Do this - From the first line of the listing below, retype each line up to and including the one with "Chart.register(...registerables);"; pictures stay out.

Data provided -
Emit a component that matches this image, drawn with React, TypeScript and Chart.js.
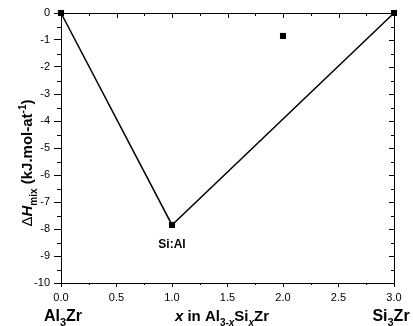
import React, { useEffect, useRef } from "react";
import { Chart, registerables } from "chart.js";

Chart.register(...registerables);

// Data
const lineX = [0, 1, 3];
const lineH = [0, -7.85, 0];
const extraX = [2];
const extraH = [-0.85];
const xTickStep = 0.5;
const yTickStep = 1;
const xRange = [0, 3];
const yRange = [-10, 0];
const pointLabel = "Si:Al";
const leftEndLabel = ["Al", "3", "Zr"];
const rightEndLabel = ["Si", "3", "Zr"];

type Part = { t: string; s?: "sub" | "sup"; i?: boolean; b?: boolean };

const FONT = "'Liberation Sans', Arial, sans-serif";

function drawRich(ctx: CanvasRenderingContext2D, parts: Part[], x: number, y: number, size: number, align: "left" | "center") {
  const fontFor = (p: Part) => {
    const sz = p.s ? Math.round(size * 0.68) : size;
    return `${p.i ? "italic " : ""}${p.b === false ? "" : "bold "}${sz}px ${FONT}`;
  };
  let total = 0;
  for (const p of parts) {
    ctx.font = fontFor(p);
    total += ctx.measureText(p.t).width;
  }
  let cx = align === "center" ? x - total / 2 : x;
  ctx.textAlign = "left";
  ctx.textBaseline = "alphabetic";
  for (const p of parts) {
    ctx.font = fontFor(p);
    const dy = p.s === "sub" ? size * 0.3 : p.s === "sup" ? -size * 0.42 : 0;
    ctx.fillText(p.t, cx, y + dy);
    cx += ctx.measureText(p.t).width;
  }
}

const decorPlugin = {
  id: "decor",
  afterDraw(chart: any) {
    const ctx: CanvasRenderingContext2D = chart.ctx;
    const xs = chart.scales.x;
    const ys = chart.scales.y;
    const { left, right, top, bottom } = chart.chartArea;
    ctx.save();
    ctx.strokeStyle = "#000";
    ctx.fillStyle = "#000";
    ctx.lineWidth = 1;
    // frame top & right
    ctx.beginPath();
    ctx.moveTo(left, top + 0.5);
    ctx.lineTo(right + 0.5, top + 0.5);
    ctx.lineTo(right + 0.5, bottom);
    ctx.stroke();
    // ticks
    ctx.beginPath();
    for (let v = xRange[0]; v <= xRange[1] + 1e-9; v += xTickStep / 2) {
      const px = Math.round(xs.getPixelForValue(v)) + 0.5;
      const major = Math.abs(v / xTickStep - Math.round(v / xTickStep)) < 1e-6;
      if (!major) {
        ctx.moveTo(px, bottom);
        ctx.lineTo(px, bottom + 2);
      }
      ctx.moveTo(px, top);
      ctx.lineTo(px, top + (major ? 5 : 3));
    }
    for (let v = yRange[0]; v <= yRange[1] + 1e-9; v += yTickStep / 2) {
      const py = Math.round(ys.getPixelForValue(v)) + 0.5;
      const major = Math.abs(v / yTickStep - Math.round(v / yTickStep)) < 1e-6;
      if (!major) {
        ctx.moveTo(left, py);
        ctx.lineTo(left - 4, py);
      }
      ctx.moveTo(right, py);
      ctx.lineTo(right - (major ? 5 : 3), py);
    }
    ctx.stroke();

    // point label
    const lp = { x: xs.getPixelForValue(lineX[1]), y: ys.getPixelForValue(lineH[1]) };
    drawRich(ctx, [{ t: pointLabel }], lp.x, lp.y + 23, 12, "center");

    // end labels
    const bl = bottom + 38;
    drawRich(ctx, [{ t: leftEndLabel[0] }, { t: leftEndLabel[1], s: "sub" }, { t: leftEndLabel[2] }], xs.getPixelForValue(xRange[0]) + 2, bl, 16, "center");
    drawRich(ctx, [{ t: rightEndLabel[0] }, { t: rightEndLabel[1], s: "sub" }, { t: rightEndLabel[2] }], xs.getPixelForValue(xRange[1]) - 3, bl, 16, "center");
    drawRich(
      ctx,
      [{ t: "x", i: true }, { t: " in Al" }, { t: "3-", s: "sub" }, { t: "x", s: "sub", i: true }, { t: "Si" }, { t: "x", s: "sub", i: true }, { t: "Zr" }],
      222,
      bl,
      15,
      "center"
    );

    // y title
    ctx.save();
    ctx.translate(26, 163);
    ctx.rotate(-Math.PI / 2);
    drawRich(
      ctx,
      [{ t: "Δ", b: false }, { t: "H", i: true }, { t: "mix", s: "sub" }, { t: " (kJ.mol-at" }, { t: "-1", s: "sup" }, { t: ")" }],
      0,
      6,
      15,
      "center"
    );
    ctx.restore();
    ctx.restore();
  },
};

export default function App() {
  const ref = useRef<HTMLCanvasElement | null>(null);
  useEffect(() => {
    document.body.style.margin = "0";
    if (!ref.current) return;
    const chart = new Chart(ref.current, {
      type: "scatter",
      data: {
        datasets: [
          {
            data: lineX.map((x, i) => ({ x, y: lineH[i] })),
            showLine: true,
            borderColor: "#000",
            backgroundColor: "#000",
            borderWidth: 1.5,
            pointStyle: "rect",
            pointRadius: 4.3,
            pointBorderWidth: 0,
            clip: 4,
          },
          {
            data: extraX.map((x, i) => ({ x, y: extraH[i] })),
            showLine: false,
            borderColor: "#000",
            backgroundColor: "#000",
            pointStyle: "rect",
            pointRadius: 4.3,
            pointBorderWidth: 0,
          },
        ],
      },
      options: {
        animation: false,
        responsive: false,
        devicePixelRatio: 1,
        layout: { padding: { left: 0, top: 13, right: 19, bottom: 0 } },
        plugins: { legend: { display: false }, tooltip: { enabled: false } },
        scales: {
          x: {
            type: "linear",
            min: xRange[0],
            max: xRange[1],
            afterFit: (s: any) => {
              s.height = 43;
            },
            ticks: {
              stepSize: xTickStep,
              color: "#000",
              font: { family: FONT, size: 11 },
              padding: 4,
              callback: (v: any) => Number(v).toFixed(1),
              maxRotation: 0,
            },
            grid: { display: true, drawOnChartArea: false, drawTicks: true, tickLength: 4, color: "#000" },
            border: { display: true, color: "#000", width: 1 },
          },
          y: {
            type: "linear",
            min: yRange[0],
            max: yRange[1],
            afterFit: (s: any) => {
              s.width = 61;
            },
            ticks: {
              stepSize: yTickStep,
              color: "#000",
              font: { family: FONT, size: 11 },
              padding: 4,
            },
            grid: { display: true, drawOnChartArea: false, drawTicks: true, tickLength: 7, color: "#000" },
            border: { display: true, color: "#000", width: 1 },
          },
        },
      },
      plugins: [decorPlugin],
    } as any);
    return () => chart.destroy();
  }, []);
  return (
    <div style={{ width: 413, height: 326, background: "#fff" }}>
      <canvas ref={ref} width={413} height={326} style={{ width: 413, height: 326, display: "block" }} />
    </div>
  );
}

Response to this task -
Emit a component that matches this image, drawn with React, TypeScript and Chart.js.
import React, { useEffect, useRef } from "react";
import { Chart, registerables } from "chart.js";

Chart.register(...registerables);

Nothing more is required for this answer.